Quote every line of the data below as it stands, omitting pictures.

::::

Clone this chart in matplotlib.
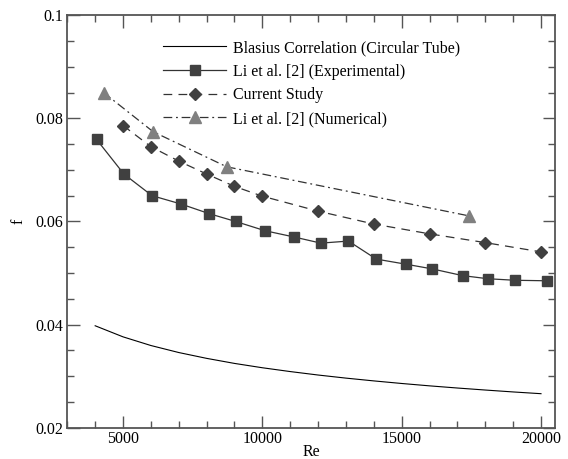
import numpy as np
import matplotlib
matplotlib.use("Agg")
import matplotlib.pyplot as plt
from matplotlib.ticker import MultipleLocator

plt.rcParams['font.family'] = ['Liberation Serif', 'DejaVu Serif']
plt.rcParams['mathtext.fontset'] = 'stix'

# data
re_blasius = [4000, 5000, 6000, 7000, 8000, 9000, 10000, 11000, 12000,
              13000, 14000, 15000, 16000, 17000, 18000, 19000, 20000]
f_blasius = [0.03978, 0.03763, 0.03595, 0.03459, 0.03346, 0.03248, 0.03164,
             0.03090, 0.03023, 0.02963, 0.02909, 0.02859, 0.02813, 0.02771,
             0.02732, 0.02695, 0.02661]

re_exp = [4050, 5030, 6040, 7070, 8100, 9040, 10100, 11130, 12100, 13090,
          14090, 15170, 16100, 17190, 18090, 19060, 20200]
f_exp = [0.0759, 0.0692, 0.0650, 0.0634, 0.0615, 0.0600, 0.0582, 0.0570,
         0.0558, 0.0562, 0.0527, 0.0517, 0.0508, 0.0495, 0.0489, 0.0486, 0.0485]

re_cur = [5000, 6000, 7000, 8000, 9000, 10000, 12000, 14000, 16000, 18000, 20000]
f_cur = [0.0786, 0.0745, 0.0717, 0.0692, 0.0668, 0.0649, 0.0620, 0.0595,
         0.0576, 0.0559, 0.0541]

re_num = [4300, 6080, 8720, 17400]
f_num = [0.0850, 0.0774, 0.0706, 0.0611]

fig = plt.figure(figsize=(5.68, 4.59), dpi=100)
ax = fig.add_axes([0.1185, 0.068, 0.8585, 0.899])

ax.plot(re_blasius, f_blasius, color='black', lw=0.8,
        label='Blasius Correlation (Circular Tube)')
ax.plot(re_exp, f_exp, color='#333333', lw=0.9, marker='s', ms=7,
        mfc='#404040', mec='#404040', label='Li et al. [2] (Experimental)')
ax.plot(re_cur, f_cur, color='#333333', lw=0.9, ls=(0, (7, 5)), marker='D', ms=6.5,
        mfc='#404040', mec='#404040', label='Current Study')
ax.plot(re_num, f_num, color='#333333', lw=0.9, ls=(0, (7, 3, 1.5, 3)), marker='^', ms=9,
        mfc='#808080', mec='#808080', label='Li et al. [2] (Numerical)')

ax.set_xlim(3000, 20500)
ax.set_ylim(0.02, 0.1)
ax.xaxis.set_major_locator(MultipleLocator(5000))
ax.xaxis.set_minor_locator(MultipleLocator(1000))
ax.yaxis.set_minor_locator(MultipleLocator(0.005))
ax.set_yticks([0.02, 0.04, 0.06, 0.08, 0.1])
ax.set_yticklabels(['0.02', '0.04', '0.06', '0.08', '0.1'])

for s in ax.spines.values():
    s.set_color('#555555')
    s.set_linewidth(1.3)
ax.tick_params(which='both', direction='in', top=True, right=True,
               colors='#555555', labelcolor='black', labelsize=11.5)
ax.tick_params(which='major', length=9, width=1)
ax.tick_params(which='minor', length=5, width=1)
ax.tick_params(axis='x', pad=2)
ax.tick_params(axis='y', pad=3)

ax.set_xlabel('Re', fontsize=11.5, labelpad=-2)
ax.set_ylabel('f', fontsize=11.5, labelpad=6)

ax.legend(loc='upper left', bbox_to_anchor=(0.197, 0.94), frameon=False,
          fontsize=11.5, handlelength=3.9, handletextpad=0.45, borderpad=0,
          borderaxespad=0, labelspacing=0.48, numpoints=1)

fig.savefig('out.png', dpi=100)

::::

Solved problem:
Clone this chart in matplotlib.
import numpy as np
import matplotlib
matplotlib.use("Agg")
import matplotlib.pyplot as plt
from matplotlib.ticker import MultipleLocator

plt.rcParams['font.family'] = ['Liberation Serif', 'DejaVu Serif']
plt.rcParams['mathtext.fontset'] = 'stix'

# data
re_blasius = [4000, 5000, 6000, 7000, 8000, 9000, 10000, 11000, 12000,
              13000, 14000, 15000, 16000, 17000, 18000, 19000, 20000]
f_blasius = [0.03978, 0.03763, 0.03595, 0.03459, 0.03346, 0.03248, 0.03164,
             0.03090, 0.03023, 0.02963, 0.02909, 0.02859, 0.02813, 0.02771,
             0.02732, 0.02695, 0.02661]

re_exp = [4050, 5030, 6040, 7070, 8100, 9040, 10100, 11130, 12100, 13090,
          14090, 15170, 16100, 17190, 18090, 19060, 20200]
f_exp = [0.0759, 0.0692, 0.0650, 0.0634, 0.0615, 0.0600, 0.0582, 0.0570,
         0.0558, 0.0562, 0.0527, 0.0517, 0.0508, 0.0495, 0.0489, 0.0486, 0.0485]

re_cur = [5000, 6000, 7000, 8000, 9000, 10000, 12000, 14000, 16000, 18000, 20000]
f_cur = [0.0786, 0.0745, 0.0717, 0.0692, 0.0668, 0.0649, 0.0620, 0.0595,
         0.0576, 0.0559, 0.0541]

re_num = [4300, 6080, 8720, 17400]
f_num = [0.0850, 0.0774, 0.0706, 0.0611]

fig = plt.figure(figsize=(5.68, 4.59), dpi=100)
ax = fig.add_axes([0.1185, 0.068, 0.8585, 0.899])

ax.plot(re_blasius, f_blasius, color='black', lw=0.8,
        label='Blasius Correlation (Circular Tube)')
ax.plot(re_exp, f_exp, color='#333333', lw=0.9, marker='s', ms=7,
        mfc='#404040', mec='#404040', label='Li et al. [2] (Experimental)')
ax.plot(re_cur, f_cur, color='#333333', lw=0.9, ls=(0, (7, 5)), marker='D', ms=6.5,
        mfc='#404040', mec='#404040', label='Current Study')
ax.plot(re_num, f_num, color='#333333', lw=0.9, ls=(0, (7, 3, 1.5, 3)), marker='^', ms=9,
        mfc='#808080', mec='#808080', label='Li et al. [2] (Numerical)')

ax.set_xlim(3000, 20500)
ax.set_ylim(0.02, 0.1)
ax.xaxis.set_major_locator(MultipleLocator(5000))
ax.xaxis.set_minor_locator(MultipleLocator(1000))
ax.yaxis.set_minor_locator(MultipleLocator(0.005))
ax.set_yticks([0.02, 0.04, 0.06, 0.08, 0.1])
ax.set_yticklabels(['0.02', '0.04', '0.06', '0.08', '0.1'])

for s in ax.spines.values():
    s.set_color('#555555')
    s.set_linewidth(1.3)
ax.tick_params(which='both', direction='in', top=True, right=True,
               colors='#555555', labelcolor='black', labelsize=11.5)
ax.tick_params(which='major', length=9, width=1)
ax.tick_params(which='minor', length=5, width=1)
ax.tick_params(axis='x', pad=2)
ax.tick_params(axis='y', pad=3)

ax.set_xlabel('Re', fontsize=11.5, labelpad=-2)
ax.set_ylabel('f', fontsize=11.5, labelpad=6)

ax.legend(loc='upper left', bbox_to_anchor=(0.197, 0.94), frameon=False,
          fontsize=11.5, handlelength=3.9, handletextpad=0.45, borderpad=0,
          borderaxespad=0, labelspacing=0.48, numpoints=1)

fig.savefig('out.png', dpi=100)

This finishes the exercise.